■ **Dataset content**
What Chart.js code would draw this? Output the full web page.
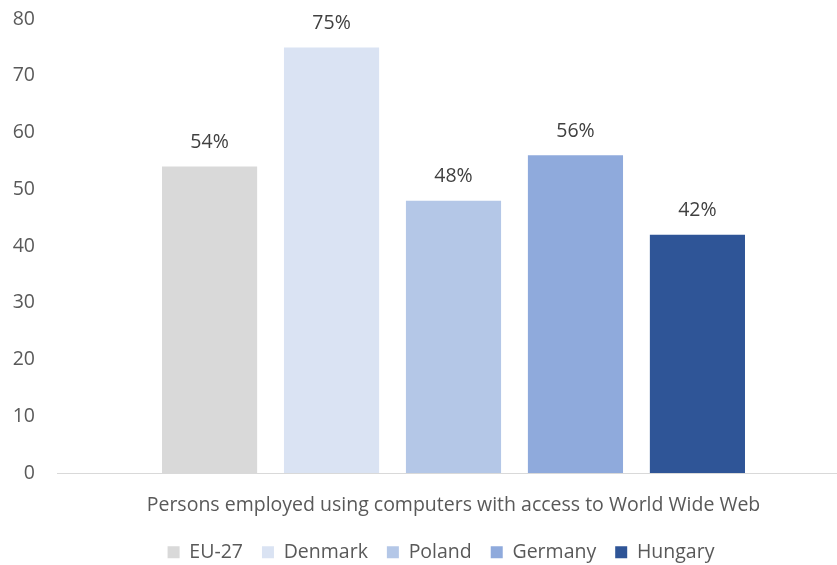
<!DOCTYPE html>
<html>
<head>
<meta charset="utf-8">
<script src="https://cdn.jsdelivr.net/npm/chart.js@4/dist/chart.umd.min.js"></script>
<style>
  html, body { margin: 0; padding: 0; background: #fff; overflow: hidden; }
  #wrap { width: 850px; height: 565px; overflow: hidden; }
</style>
</head>
<body>
<div id="wrap"><canvas id="chart" width="850" height="578"></canvas></div>
<script>
// Share of persons employed using computers with World Wide Web access (%)
const categories = ['Persons employed using computers with access to World Wide Web'];
const countries = ['EU-27', 'Denmark', 'Poland', 'Germany', 'Hungary'];
const shares = [54, 75, 48, 56, 42];
const colors = ['#D9D9D9', '#DAE3F3', '#B4C7E7', '#8FAADC', '#2F5597'];
const yTicks = [0, 10, 20, 30, 40, 50, 60, 70, 80];

const FONT = '"Open Sans", Lato, sans-serif';
const SIZE = 19.5;
const TEXT = '#595959';

// Percentage labels above each bar
const valueLabels = {
  id: 'valueLabels',
  afterDatasetsDraw(chart) {
    const ctx = chart.ctx;
    ctx.save();
    ctx.font = SIZE + 'px ' + FONT;
    ctx.fillStyle = '#404040';
    ctx.textAlign = 'center';
    ctx.textBaseline = 'middle';
    chart.data.datasets.forEach((ds, i) => {
      const meta = chart.getDatasetMeta(i);
      meta.data.forEach((bar, j) => {
        ctx.fillText(ds.data[j] + '%', bar.x, bar.y - 24);
      });
    });
    ctx.restore();
  }
};

// Nudge the legend row slightly right of the canvas centre
const legendShift = {
  id: 'legendShift',
  afterLayout(chart) {
    if (chart.legend) {
      chart.legend.left += 16;
      chart.legend.right += 16;
    }
  }
};

new Chart(document.getElementById('chart'), {
  type: 'bar',
  data: {
    labels: categories,
    datasets: countries.map((name, i) => ({
      label: name,
      data: [shares[i]],
      backgroundColor: colors[i],
      borderWidth: 0,
      categoryPercentage: 0.769,
      barPercentage: 0.78
    }))
  },
  options: {
    responsive: false,
    animation: false,
    layout: { padding: { left: 0, right: 0, top: 19, bottom: 6 } },
    plugins: {
      legend: {
        position: 'bottom',
        labels: {
          font: { family: FONT, size: SIZE },
          color: TEXT,
          boxWidth: 12,
          boxHeight: 12,
          padding: 19
        }
      },
      tooltip: { enabled: false }
    },
    scales: {
      x: {
        grid: { display: false },
        border: { display: true, color: '#D9D9D9', width: 1 },
        ticks: { font: { family: FONT, size: SIZE }, color: TEXT, padding: 13 },
        afterFit(scale) { scale.height = scale.height - 7; }
      },
      y: {
        min: 0,
        max: 80,
        grid: { display: false },
        border: { display: false },
        afterFit(scale) {
          scale.width = 57;
          scale.paddingTop = 0;
          scale.paddingBottom = 0;
        },
        ticks: {
          stepSize: 10,
          font: { family: FONT, size: SIZE },
          color: TEXT,
          padding: 14,
          callback: (v) => (yTicks.includes(v) ? String(v) : '')
        }
      }
    }
  },
  plugins: [valueLabels, legendShift]
});
</script>
</body>
</html>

■ **Goal**
Repeat exactly and only the lines from the start of the data above through the line that holds "const TEXT = '#595959';", inclusive. Pictures do not belong in the copy.

■ **Exercise answer**
What Chart.js code would draw this? Output the full web page.
<!DOCTYPE html>
<html>
<head>
<meta charset="utf-8">
<script src="https://cdn.jsdelivr.net/npm/chart.js@4/dist/chart.umd.min.js"></script>
<style>
  html, body { margin: 0; padding: 0; background: #fff; overflow: hidden; }
  #wrap { width: 850px; height: 565px; overflow: hidden; }
</style>
</head>
<body>
<div id="wrap"><canvas id="chart" width="850" height="578"></canvas></div>
<script>
// Share of persons employed using computers with World Wide Web access (%)
const categories = ['Persons employed using computers with access to World Wide Web'];
const countries = ['EU-27', 'Denmark', 'Poland', 'Germany', 'Hungary'];
const shares = [54, 75, 48, 56, 42];
const colors = ['#D9D9D9', '#DAE3F3', '#B4C7E7', '#8FAADC', '#2F5597'];
const yTicks = [0, 10, 20, 30, 40, 50, 60, 70, 80];

const FONT = '"Open Sans", Lato, sans-serif';
const SIZE = 19.5;
const TEXT = '#595959';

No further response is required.